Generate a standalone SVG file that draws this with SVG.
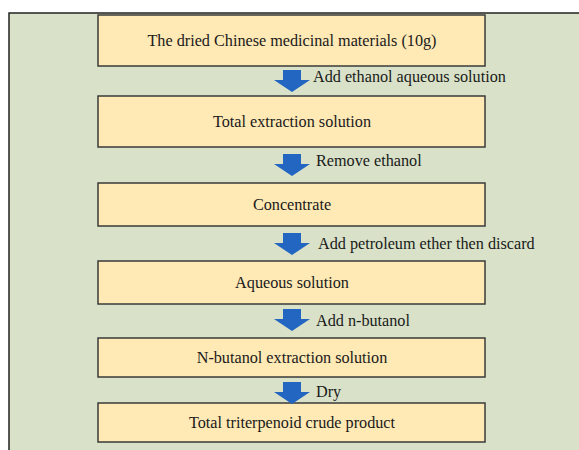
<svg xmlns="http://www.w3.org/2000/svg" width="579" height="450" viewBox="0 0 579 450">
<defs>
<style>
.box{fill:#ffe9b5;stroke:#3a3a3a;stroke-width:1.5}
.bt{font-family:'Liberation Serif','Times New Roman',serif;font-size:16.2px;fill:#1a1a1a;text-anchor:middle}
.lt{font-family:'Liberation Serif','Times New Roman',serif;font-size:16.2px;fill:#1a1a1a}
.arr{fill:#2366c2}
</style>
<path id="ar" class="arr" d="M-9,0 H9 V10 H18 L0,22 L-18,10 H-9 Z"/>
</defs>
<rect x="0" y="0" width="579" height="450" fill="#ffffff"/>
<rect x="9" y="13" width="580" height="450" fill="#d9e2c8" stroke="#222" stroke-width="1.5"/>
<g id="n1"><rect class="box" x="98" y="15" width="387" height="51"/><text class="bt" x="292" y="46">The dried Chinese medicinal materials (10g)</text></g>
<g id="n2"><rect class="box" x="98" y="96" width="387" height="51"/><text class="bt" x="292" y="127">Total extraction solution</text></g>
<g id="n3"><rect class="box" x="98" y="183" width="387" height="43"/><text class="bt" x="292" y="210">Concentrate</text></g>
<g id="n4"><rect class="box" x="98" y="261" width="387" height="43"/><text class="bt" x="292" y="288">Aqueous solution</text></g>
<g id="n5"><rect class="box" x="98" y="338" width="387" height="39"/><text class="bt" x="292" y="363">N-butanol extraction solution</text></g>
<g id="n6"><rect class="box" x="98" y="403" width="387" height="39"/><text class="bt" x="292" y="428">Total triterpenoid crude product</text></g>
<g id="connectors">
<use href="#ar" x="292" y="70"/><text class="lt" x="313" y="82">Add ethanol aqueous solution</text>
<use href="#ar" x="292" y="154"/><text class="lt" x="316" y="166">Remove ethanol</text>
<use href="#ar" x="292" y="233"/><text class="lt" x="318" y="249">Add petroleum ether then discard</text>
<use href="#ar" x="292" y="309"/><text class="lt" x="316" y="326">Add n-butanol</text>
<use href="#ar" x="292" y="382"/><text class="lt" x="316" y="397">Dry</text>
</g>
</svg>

☆ ☆ ☆ ☆ ☆ ☆ ☆

Your objective:
The data should be printed again unchanged; leave its pictures out.

Problem solution:
Generate a standalone SVG file that draws this with SVG.
<svg xmlns="http://www.w3.org/2000/svg" width="579" height="450" viewBox="0 0 579 450">
<defs>
<style>
.box{fill:#ffe9b5;stroke:#3a3a3a;stroke-width:1.5}
.bt{font-family:'Liberation Serif','Times New Roman',serif;font-size:16.2px;fill:#1a1a1a;text-anchor:middle}
.lt{font-family:'Liberation Serif','Times New Roman',serif;font-size:16.2px;fill:#1a1a1a}
.arr{fill:#2366c2}
</style>
<path id="ar" class="arr" d="M-9,0 H9 V10 H18 L0,22 L-18,10 H-9 Z"/>
</defs>
<rect x="0" y="0" width="579" height="450" fill="#ffffff"/>
<rect x="9" y="13" width="580" height="450" fill="#d9e2c8" stroke="#222" stroke-width="1.5"/>
<g id="n1"><rect class="box" x="98" y="15" width="387" height="51"/><text class="bt" x="292" y="46">The dried Chinese medicinal materials (10g)</text></g>
<g id="n2"><rect class="box" x="98" y="96" width="387" height="51"/><text class="bt" x="292" y="127">Total extraction solution</text></g>
<g id="n3"><rect class="box" x="98" y="183" width="387" height="43"/><text class="bt" x="292" y="210">Concentrate</text></g>
<g id="n4"><rect class="box" x="98" y="261" width="387" height="43"/><text class="bt" x="292" y="288">Aqueous solution</text></g>
<g id="n5"><rect class="box" x="98" y="338" width="387" height="39"/><text class="bt" x="292" y="363">N-butanol extraction solution</text></g>
<g id="n6"><rect class="box" x="98" y="403" width="387" height="39"/><text class="bt" x="292" y="428">Total triterpenoid crude product</text></g>
<g id="connectors">
<use href="#ar" x="292" y="70"/><text class="lt" x="313" y="82">Add ethanol aqueous solution</text>
<use href="#ar" x="292" y="154"/><text class="lt" x="316" y="166">Remove ethanol</text>
<use href="#ar" x="292" y="233"/><text class="lt" x="318" y="249">Add petroleum ether then discard</text>
<use href="#ar" x="292" y="309"/><text class="lt" x="316" y="326">Add n-butanol</text>
<use href="#ar" x="292" y="382"/><text class="lt" x="316" y="397">Dry</text>
</g>
</svg>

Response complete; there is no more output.